→ **Aim**
Repeat all the material exactly; pictures stay out of your copy.

→ **Material provided**
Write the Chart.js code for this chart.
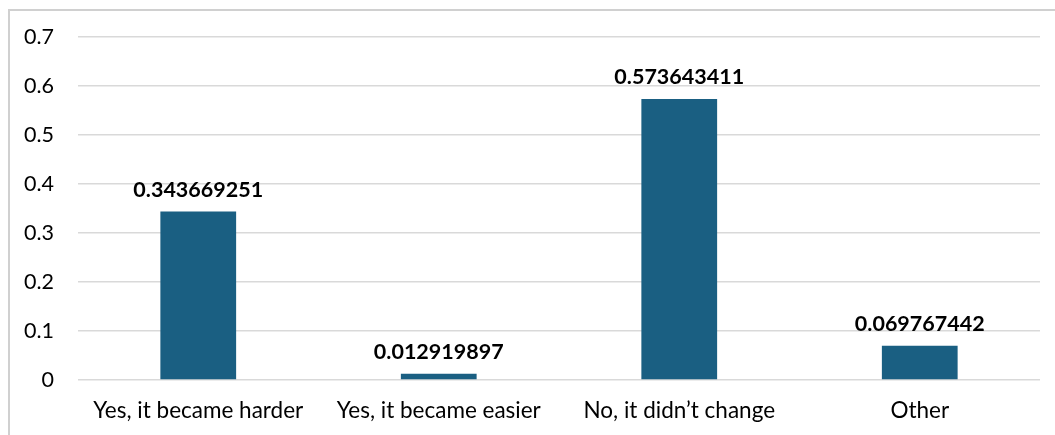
<!DOCTYPE html>
<html>
<head>
<meta charset="utf-8">
<script src="https://cdn.jsdelivr.net/npm/chart.js@4"></script>
<style>
  html, body { margin: 0; padding: 0; background: #ffffff; }
  #wrap { position: relative; width: 1055px; height: 435px; }
</style>
</head>
<body>
<div id="wrap"><canvas id="chart" width="1055" height="435"></canvas></div>
<script>
const categories = ["Yes, it became harder", "Yes, it became easier", "No, it didn\u2019t change", "Other"];
const shares = [0.343669251, 0.012919897, 0.573643411, 0.069767442];
const yTicks = [0, 0.1, 0.2, 0.3, 0.4, 0.5, 0.6, 0.7];

const FONT = "Lato, 'Open Sans', sans-serif";

// Frame line along the top and left edges of the chart
const framePlugin = {
  id: 'frame',
  beforeDraw(chart) {
    const ctx = chart.ctx;
    ctx.save();
    ctx.strokeStyle = '#d0d0d0';
    ctx.lineWidth = 2;
    ctx.beginPath();
    ctx.moveTo(9, 435);
    ctx.lineTo(9, 10);
    ctx.lineTo(1055, 10);
    ctx.stroke();
    ctx.restore();
  }
};

// Value labels above each bar
const valueLabels = {
  id: 'valueLabels',
  afterDatasetsDraw(chart) {
    const ctx = chart.ctx;
    const meta = chart.getDatasetMeta(0);
    ctx.save();
    ctx.font = "bold 21.5px " + FONT;
    ctx.fillStyle = '#000000';
    ctx.textAlign = 'center';
    ctx.textBaseline = 'alphabetic';
    meta.data.forEach((bar, i) => {
      ctx.fillText(String(shares[i]), bar.x, bar.y - 15);
    });
    ctx.restore();
  }
};

new Chart(document.getElementById('chart'), {
  type: 'bar',
  data: {
    labels: categories,
    datasets: [{
      data: shares,
      backgroundColor: '#1a5f82',
      categoryPercentage: 1,
      barPercentage: 0.315
    }]
  },
  options: {
    responsive: false,
    animation: false,
    layout: { padding: { top: 37, right: 15, bottom: 0, left: 0 } },
    plugins: { legend: { display: false }, tooltip: { enabled: false } },
    scales: {
      x: {
        grid: { display: false, drawTicks: false },
        border: { display: false },
        ticks: { color: '#000000', font: { family: FONT, size: 22.5 }, padding: 17, maxRotation: 0 },
        afterFit(scale) { scale.height = 55; }
      },
      y: {
        min: 0,
        max: 0.7,
        afterBuildTicks(scale) { scale.ticks = yTicks.map(v => ({ value: v })); },
        grid: { color: '#d9d9d9', lineWidth: 1.5, drawTicks: false },
        border: { display: false },
        ticks: {
          color: '#000000',
          font: { family: FONT, size: 21.5 },
          padding: 24,
          callback: v => String(Math.round(v * 10) / 10)
        },
        afterFit(scale) { scale.width = 78; }
      }
    }
  },
  plugins: [framePlugin, valueLabels]
});
</script>
</body>
</html>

→ **Written answer**
Write the Chart.js code for this chart.
<!DOCTYPE html>
<html>
<head>
<meta charset="utf-8">
<script src="https://cdn.jsdelivr.net/npm/chart.js@4"></script>
<style>
  html, body { margin: 0; padding: 0; background: #ffffff; }
  #wrap { position: relative; width: 1055px; height: 435px; }
</style>
</head>
<body>
<div id="wrap"><canvas id="chart" width="1055" height="435"></canvas></div>
<script>
const categories = ["Yes, it became harder", "Yes, it became easier", "No, it didn\u2019t change", "Other"];
const shares = [0.343669251, 0.012919897, 0.573643411, 0.069767442];
const yTicks = [0, 0.1, 0.2, 0.3, 0.4, 0.5, 0.6, 0.7];

const FONT = "Lato, 'Open Sans', sans-serif";

// Frame line along the top and left edges of the chart
const framePlugin = {
  id: 'frame',
  beforeDraw(chart) {
    const ctx = chart.ctx;
    ctx.save();
    ctx.strokeStyle = '#d0d0d0';
    ctx.lineWidth = 2;
    ctx.beginPath();
    ctx.moveTo(9, 435);
    ctx.lineTo(9, 10);
    ctx.lineTo(1055, 10);
    ctx.stroke();
    ctx.restore();
  }
};

// Value labels above each bar
const valueLabels = {
  id: 'valueLabels',
  afterDatasetsDraw(chart) {
    const ctx = chart.ctx;
    const meta = chart.getDatasetMeta(0);
    ctx.save();
    ctx.font = "bold 21.5px " + FONT;
    ctx.fillStyle = '#000000';
    ctx.textAlign = 'center';
    ctx.textBaseline = 'alphabetic';
    meta.data.forEach((bar, i) => {
      ctx.fillText(String(shares[i]), bar.x, bar.y - 15);
    });
    ctx.restore();
  }
};

new Chart(document.getElementById('chart'), {
  type: 'bar',
  data: {
    labels: categories,
    datasets: [{
      data: shares,
      backgroundColor: '#1a5f82',
      categoryPercentage: 1,
      barPercentage: 0.315
    }]
  },
  options: {
    responsive: false,
    animation: false,
    layout: { padding: { top: 37, right: 15, bottom: 0, left: 0 } },
    plugins: { legend: { display: false }, tooltip: { enabled: false } },
    scales: {
      x: {
        grid: { display: false, drawTicks: false },
        border: { display: false },
        ticks: { color: '#000000', font: { family: FONT, size: 22.5 }, padding: 17, maxRotation: 0 },
        afterFit(scale) { scale.height = 55; }
      },
      y: {
        min: 0,
        max: 0.7,
        afterBuildTicks(scale) { scale.ticks = yTicks.map(v => ({ value: v })); },
        grid: { color: '#d9d9d9', lineWidth: 1.5, drawTicks: false },
        border: { display: false },
        ticks: {
          color: '#000000',
          font: { family: FONT, size: 21.5 },
          padding: 24,
          callback: v => String(Math.round(v * 10) / 10)
        },
        afterFit(scale) { scale.width = 78; }
      }
    }
  },
  plugins: [framePlugin, valueLabels]
});
</script>
</body>
</html>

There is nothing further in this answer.